Ephorus quoted by Strabo Geography 10. 48 :
[on the Cretans]: Similarly the rhythms they use in their songs are Cretan, the grave and severe rhythms invented by Thales, to whom moreover they ascribe the Paeans and other native songs as well as many of their customs.
Pausanias Description of Greece 1. 14. 4 :
Thales who stayed the plague at Sparta . . . was a native of Gortyn according to Polymnastus of Colophon, who composed some epic lines on him for the Spartans.
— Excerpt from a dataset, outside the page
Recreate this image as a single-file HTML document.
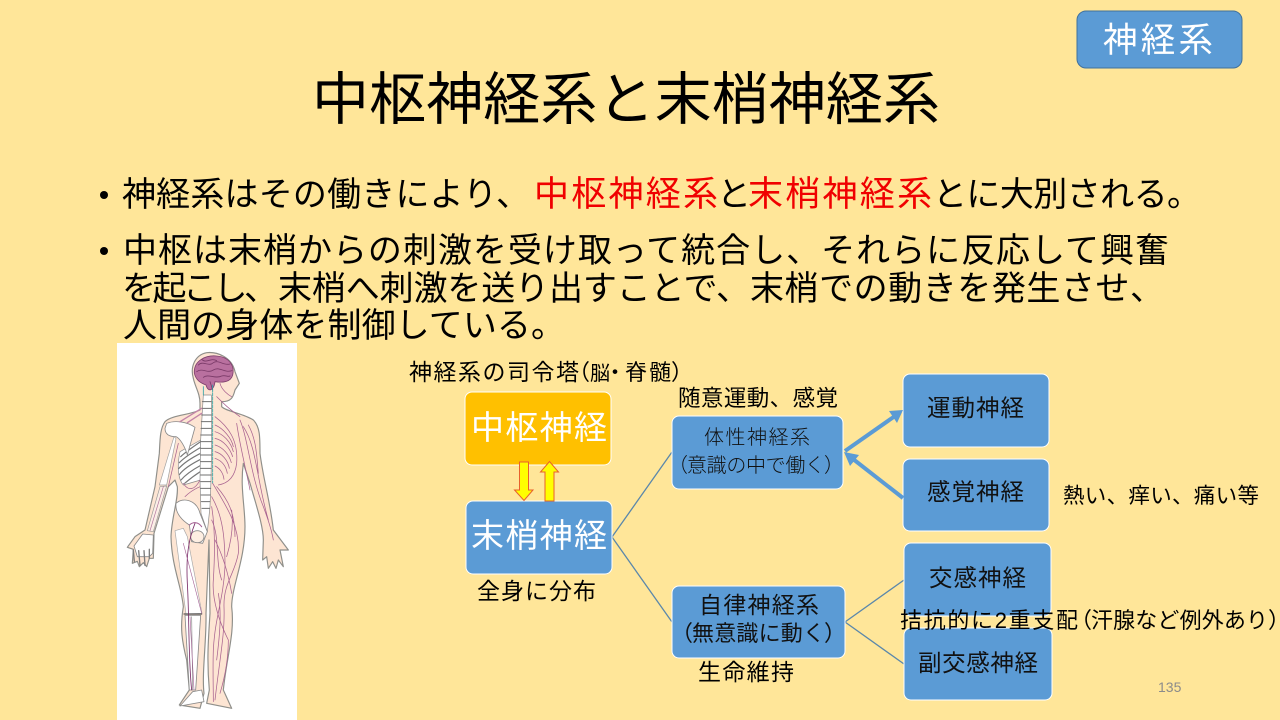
<!DOCTYPE html>
<html lang="ja">
<head>
<meta charset="utf-8">
<title>中枢神経系と末梢神経系</title>
<style>
html,body{margin:0;padding:0;width:1280px;height:720px;overflow:hidden;background:#ffe699}
svg{display:block}
text{font-family:"Liberation Sans","Noto Sans CJK JP",sans-serif;white-space:pre}
.k{fill:#000}
.w{fill:#fff}
.r{fill:#f00000}
.d{fill:#111}
</style>
</head>
<body>
<svg width="1280" height="720" viewBox="0 0 1280 720" xmlns="http://www.w3.org/2000/svg">
<rect width="1280" height="720" fill="#ffe699"/>

<!-- badge -->
<rect x="1077" y="11" width="165" height="57" rx="9" fill="#5b9bd5" stroke="#41719c" stroke-width="1"/>
<text class="w" x="1103" y="52" font-size="34.500" textLength="110" lengthAdjust="spacing">神経系</text>

<!-- title -->
<text class="k" x="312" y="119" font-size="57" textLength="628" lengthAdjust="spacing">中枢神経系と末梢神経系</text>

<!-- bullets -->
<circle cx="104" cy="195" r="4" fill="#000"/>
<circle cx="104" cy="251" r="4" fill="#000"/>
<text class="k" x="122" y="206" font-size="34" textLength="408" lengthAdjust="spacing">神経系はその働きにより、</text>
<text class="r" x="534" y="206" font-size="35" textLength="184" lengthAdjust="spacing">中枢神経系</text>
<text class="k" x="717" y="206" font-size="34" textLength="31" lengthAdjust="spacing">と</text>
<text class="r" x="748" y="206" font-size="35" textLength="184" lengthAdjust="spacing">末梢神経系</text>
<text class="k" x="933" y="206" font-size="34" textLength="268" lengthAdjust="spacing">とに大別される。</text>
<text class="k" x="123" y="262" font-size="34" textLength="1046" lengthAdjust="spacing">中枢は末梢からの刺激を受け取って統合し、それらに反応して興奮</text>
<text class="k" x="122" y="300" font-size="34" textLength="156" lengthAdjust="spacing">を起こし、</text>
<text class="k" x="278" y="300" font-size="34" textLength="472" lengthAdjust="spacing">末梢へ刺激を送り出すことで、</text>
<text class="k" x="750" y="300" font-size="34" textLength="414" lengthAdjust="spacing">末梢での動きを発生させ、</text>
<text class="k" x="123" y="337" font-size="34" textLength="442" lengthAdjust="spacing">人間の身体を制御している。</text>

<!-- body illustration -->
<rect x="117" y="343" width="180" height="377" fill="#fff"/>
<g transform="translate(100 340) scale(.33333)" fill="none" stroke-linejoin="round" stroke-linecap="round">
  <path d="M300,190 L300,210 C270,225 215,225 195,245 C180,265 180,300 178,340 L165,440 L135,570 L105,590 L82,622 L100,628 L97,670 L112,664 L118,680 L130,668 L140,680 L148,655 L160,655 L162,580 L205,440 L225,420 L232,440 C235,480 215,530 213,590 C215,680 245,740 250,800 C240,860 245,900 260,960 L268,1050 L238,1095 L300,1105 L312,1060 C305,1000 320,900 318,820 L327,600 L330,820 C325,900 320,960 328,1050 L320,1090 L395,1105 L370,1050 C380,950 405,880 395,800 C395,740 435,660 435,560 C435,500 420,440 430,370 L450,430 C470,500 490,560 490,600 L488,660 L500,650 L505,685 L518,665 L528,685 L535,660 L550,680 L540,630 L565,630 L520,570 C510,480 490,420 480,340 C480,290 480,260 460,240 C430,220 380,215 365,200 L365,185 C395,185 400,170 405,150 L418,130 L405,95 C395,50 350,35 320,38 C285,45 270,80 280,115 C285,140 300,160 300,190 Z" fill="#fde5d3" stroke="#8f8f8a" stroke-width="3.500"/>
  <!-- brain -->
  <path d="M283,100 C280,60 320,45 350,48 C385,50 405,75 398,105 C392,128 365,128 345,125 C342,150 325,160 318,135 C300,128 288,120 283,100 Z" fill="#b9709f" stroke="#7d3f6c" stroke-width="2.500"/>
  <path d="M295,75 C310,60 325,82 340,68 C355,58 372,78 390,72 M290,95 C308,82 322,102 340,90 C358,78 372,100 396,92 M305,58 C318,72 332,52 350,62 M310,112 C325,100 345,118 365,108 C375,104 385,112 390,108 M330,125 L338,150" stroke="#7a3a68" stroke-width="2.500"/>
  <!-- ribs -->
  <path d="M240,335 C230,380 235,420 250,435 L302,420 L302,300 Z" fill="#fff" stroke="#8a8a8a" stroke-width="2"/>
  <path d="M302,305 C280,320 258,335 242,350 M302,322 C280,335 255,350 238,368 M302,340 C278,352 252,368 236,386 M302,358 C278,370 252,385 238,404 M302,376 C280,388 258,402 243,420 M302,394 C285,405 270,416 254,430" stroke="#777" stroke-width="3.500"/>
  <!-- shoulder blade and arm bones -->
  <path d="M200,250 C225,240 260,245 285,262 L262,345 C255,320 240,295 228,290 C210,290 195,285 195,265 Z" fill="#fff" stroke="#8a8a8a" stroke-width="2.500"/>
  <path d="M222,290 L228,296 L200,435 L178,435 Z" fill="#fff" stroke="#a0a0a0" stroke-width="2"/>
  <path d="M180,440 L200,438 L160,575 L142,572 Z" fill="#fbeee6" stroke="#999" stroke-width="2"/>
  <path d="M190,440 L150,572" stroke="#b0709c" stroke-width="2"/>
  <path d="M102,618 L128,582 L160,585 L158,640 L148,650 L112,650 Z" fill="#fff" stroke="#888" stroke-width="2.500"/>
  <path d="M100,630 L103,664 M116,632 L120,676 M132,632 L135,676 M148,628 L148,655" stroke="#7d7d7d" stroke-width="4"/>
  <!-- spine -->
  <path d="M310,165 L334,165 L335,300 L333,420 L330,500 L322,575 L303,520 L300,420 L302,300 Z" fill="#fff" stroke="#8a8a8a" stroke-width="2"/>
  <path d="M307,185 H334 M306,205 H334 M305,225 H334 M304,245 H334 M303,265 H334 M302,285 H334 M302,305 H334 M302,325 H334 M302,345 H334 M302,365 H334 M302,385 H334 M302,405 H334 M302,425 H332 M302,445 H332 M303,465 H331 M304,485 H330 M306,505 H328" stroke="#707070" stroke-width="3"/>
  <!-- pelvis -->
  <path d="M228,490 C250,470 290,480 300,520 L322,575 L308,610 L275,605 L268,555 C245,540 225,520 228,490 Z" fill="#fff" stroke="#8a8a8a" stroke-width="2.500"/>
  <ellipse cx="292" cy="590" rx="20" ry="18" fill="#fdeee2" stroke="#8a8a8a" stroke-width="2.500"/>
  <path d="M268,555 C280,545 295,545 305,560" stroke="#a35e92" stroke-width="3"/>
  <!-- leg bones -->
  <path d="M225,572 L250,565 L262,590 L306,820 L258,822 Z" fill="#fff" stroke="#a8a8a8" stroke-width="2"/>
  <path d="M255,826 L302,826 L287,1050 L268,1050 Z" fill="#fff" stroke="#8a8a8a" stroke-width="2.500"/>
  <path d="M275,830 L278,1050" stroke="#8a8a8a" stroke-width="2"/>
  <path d="M278,1055 L305,1050 L312,1085 L240,1098 Z" fill="#fff" stroke="#8a8a8a" stroke-width="2.500"/>
  <path d="M252,822 H305" stroke="#555" stroke-width="3.500"/>
  <!-- spinal cord -->
  <path d="M338,135 L338,430" stroke="#2fa5a8" stroke-width="2.500" stroke-dasharray="9 3"/>
  <path d="M310,140 L310,165" stroke="#2fa5a8" stroke-width="2.500"/>
  <!-- nerves -->
  <g stroke="#a8618f" stroke-width="2.200">
    <path d="M345,230 C385,260 415,300 410,370 C405,410 385,430 355,435"/>
    <path d="M345,255 C370,265 395,295 400,320 M345,275 C370,282 392,305 400,335 M345,295 C370,300 390,325 398,350 M345,315 C370,322 388,345 394,368 M345,335 C365,340 384,360 388,385 M345,355 C365,362 378,378 382,400 M345,378 C360,385 370,400 372,418"/>
    <path d="M420,240 C445,300 450,400 490,500 C505,540 515,570 520,600 M430,260 C470,320 470,420 505,540 M410,250 C420,320 445,420 450,450 M445,255 C470,300 470,350 475,400"/>
    <path d="M338,430 C380,500 420,560 415,640 C405,700 370,730 372,800 C375,880 360,950 345,1080"/>
    <path d="M335,470 C370,530 375,600 375,680 C370,780 345,830 340,930 C338,990 340,1040 340,1085"/>
    <path d="M335,500 C345,560 345,640 340,720 C335,780 360,850 385,900 C385,960 375,1010 360,1060"/>
    <path d="M380,650 C395,600 400,550 395,510 M335,540 C360,590 345,660 365,720 M350,440 C385,480 405,520 405,590 M345,600 C370,650 385,700 395,760 M355,760 C365,820 360,880 350,960"/>
    <path d="M360,130 C365,150 385,165 395,170 M350,170 C370,190 385,205 420,230"/>
    <path d="M250,430 C265,455 285,450 300,420 M255,470 C275,450 290,445 300,440"/>
    <path d="M235,310 L205,440" stroke-width="2.200"/>
  </g>
  <path d="M240,245 L305,205 M262,248 L305,220" stroke="#c283a8" stroke-width="4"/>
  <path d="M285,550 C265,600 258,650 262,730 C268,830 265,960 275,1050" stroke="#7a2d68" stroke-width="2.500"/>
  <path d="M250,610 L305,820 M270,830 L282,1050" stroke="#a35e92" stroke-width="1.800"/>
</g>

<!-- connectors -->
<g stroke="#5a87ab" stroke-width="1.300" fill="none">
  <line x1="612" y1="537" x2="672" y2="452"/>
  <line x1="612" y1="537" x2="672" y2="622"/>
  <line x1="845" y1="622" x2="904" y2="580"/>
  <line x1="845" y1="622" x2="904" y2="664"/>
</g>

<!-- boxes -->
<g stroke="#fff" stroke-width="1">
  <rect x="465" y="392" width="146" height="73" rx="7" fill="#ffc000"/>
  <rect x="466" y="501" width="146" height="73" rx="7" fill="#5b9bd5"/>
  <rect x="672" y="416" width="171" height="73" rx="7" fill="#5b9bd5"/>
  <rect x="672" y="586" width="173" height="72" rx="7" fill="#5b9bd5"/>
  <rect x="903" y="374" width="146" height="73" rx="7" fill="#5b9bd5"/>
  <rect x="903" y="459" width="146" height="72" rx="7" fill="#5b9bd5"/>
  <rect x="904" y="543" width="147" height="73" rx="7" fill="#5b9bd5"/>
  <rect x="904" y="628" width="148" height="72" rx="7" fill="#5b9bd5"/>
</g>

<!-- yellow arrows -->
<path d="M519.5,462 H528.5 V490 H533 L524,500.500 L514.500,490 H519.5 Z" fill="#ffff00" stroke="#e8602c" stroke-width="1"/>
<path d="M545,501 H554 V472 H558.500 L549.500,461.500 L540.500,472 H545 Z" fill="#ffff00" stroke="#e8602c" stroke-width="1"/>

<!-- thick arrows -->
<g stroke="#5b9bd5" stroke-width="4" fill="none">
  <line x1="845" y1="451" x2="895" y2="416"/>
  <line x1="903" y1="498" x2="853" y2="459"/>
</g>
<path d="M903,410 L889,411 L897,423 Z" fill="#5b9bd5"/>
<path d="M844,452 L850,466 L859,455 Z" fill="#5b9bd5"/>

<!-- box labels -->
<text class="w" x="471" y="439" font-size="33" textLength="136" lengthAdjust="spacing">中枢神経</text>
<text class="w" x="471" y="547" font-size="33" textLength="136" lengthAdjust="spacing">末梢神経</text>
<text class="d" x="704" y="444" font-size="20" font-weight="300" textLength="106" lengthAdjust="spacing">体性神経系</text>
<text class="d" x="668" y="472" font-size="20" font-weight="300">（</text>
<text class="d" x="687" y="472" font-size="20" font-weight="300" textLength="138" lengthAdjust="spacing">意識の中で働く</text>
<text class="d" x="824" y="472" font-size="20" font-weight="300">）</text>
<text class="d" x="699" y="613" font-size="23" textLength="120" lengthAdjust="spacing">自律神経系</text>
<text class="d" x="671" y="641" font-size="22">（</text>
<text class="d" x="692" y="641" font-size="22" textLength="133" lengthAdjust="spacing">無意識に動く</text>
<text class="d" x="824" y="641" font-size="22">）</text>
<text class="d" x="927" y="416" font-size="23.500" textLength="97" lengthAdjust="spacing">運動神経</text>
<text class="d" x="927" y="500" font-size="23.500" textLength="97" lengthAdjust="spacing">感覚神経</text>
<text class="d" x="929" y="586" font-size="23.500" textLength="97" lengthAdjust="spacing">交感神経</text>
<text class="d" x="918" y="671" font-size="23.500" textLength="120" lengthAdjust="spacing">副交感神経</text>

<!-- free labels -->
<text class="k" x="409" y="380" font-size="23" textLength="170" lengthAdjust="spacing">神経系の司令塔</text>
<text class="k" x="568" y="380" font-size="22">（</text>
<text class="k" x="590" y="380" font-size="20">脳</text>
<text class="k" x="604" y="380" font-size="22">・</text>
<text class="k" x="625" y="380" font-size="22" textLength="46" lengthAdjust="spacing">脊髄</text>
<text class="k" x="671" y="380" font-size="22">）</text>
<text class="k" x="678" y="406" font-size="22.500" textLength="160" lengthAdjust="spacing">随意運動、感覚</text>
<text class="k" x="477" y="599" font-size="23" textLength="119" lengthAdjust="spacing">全身に分布</text>
<text class="k" x="698" y="680" font-size="23" textLength="96" lengthAdjust="spacing">生命維持</text>
<text class="k" x="1063" y="503" font-size="21.500" textLength="196" lengthAdjust="spacing">熱い、痒い、痛い等</text>
<text class="k" x="900" y="628" font-size="22" textLength="178" lengthAdjust="spacing">拮抗的に2重支配</text>
<text class="k" x="1070" y="628" font-size="22">（</text>
<text class="k" x="1091" y="628" font-size="22" textLength="177" lengthAdjust="spacing">汗腺など例外あり</text>
<text class="k" x="1268" y="628" font-size="22">）</text>
<text x="1158" y="692" font-size="14" fill="#8b8b8b">135</text>
</svg>
</body>
</html>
Aelian Historical Miscellanies 12. 50 :
The Spartans, who bent was for bodily exercises and feats of arms, had no skill in music. Yet if ever they required the aid o the Muses on occasion of general sickness of body or mind or any like public affliction, their custom was to send for foreigners, at the bidding of the Delphic oracle, to act as healers and purifiers. For instance they summoned Terpander, Thales, Tyrtaeus, Nymphaeus of Cydonia, and Alcman.
Plutarch On Music 9 :
The first establishment of music at Sparta was due to Terpander. The second is best ascribed to Thaletas of Gortyn, Xenodamus . . ., Xenocritus . . ., Polymnastus . . ., and Sacadas. For we are told that the Feast of Naked Youths at Sparta27 . . . was due to these musicians . . . Thaletas, Xenodamus, and Xenocritus were composers of Paeans.
Ibid. 42 :
Many circumstances could be citied to show that good music has been a matter of concern to the best-regulated states, and not least among these the quelling of a rising at Sparta by Terpander . . . And according to Pratinas, Thaletas the Cretan who is said to have been invited thither at the instance of the Delphic oracle to heal the Spartans by his music, rid their city of the plague which ravaged it.
Ibid. 10 :
As for Thaletas of Crete, it is doubted whether he composed Paeans. Glaucus, who puts him later than Archilochus, declares that he imitated that poet with the difference that his songs were longer and he employed the Paeonic and Cretic rhythms. These had not been used by Archilochus, nor indeed by Orpheus or Terpander, but are said to have been derived by Thaletas, who thus showed himself a great poet, from the flute-music of Olympus.
Porphyrius Life of Pythagoras :
He used to amuse himself alone in his own house of a morning by singing certain ancient paeans of Thales to his own accompaniment on the lyre.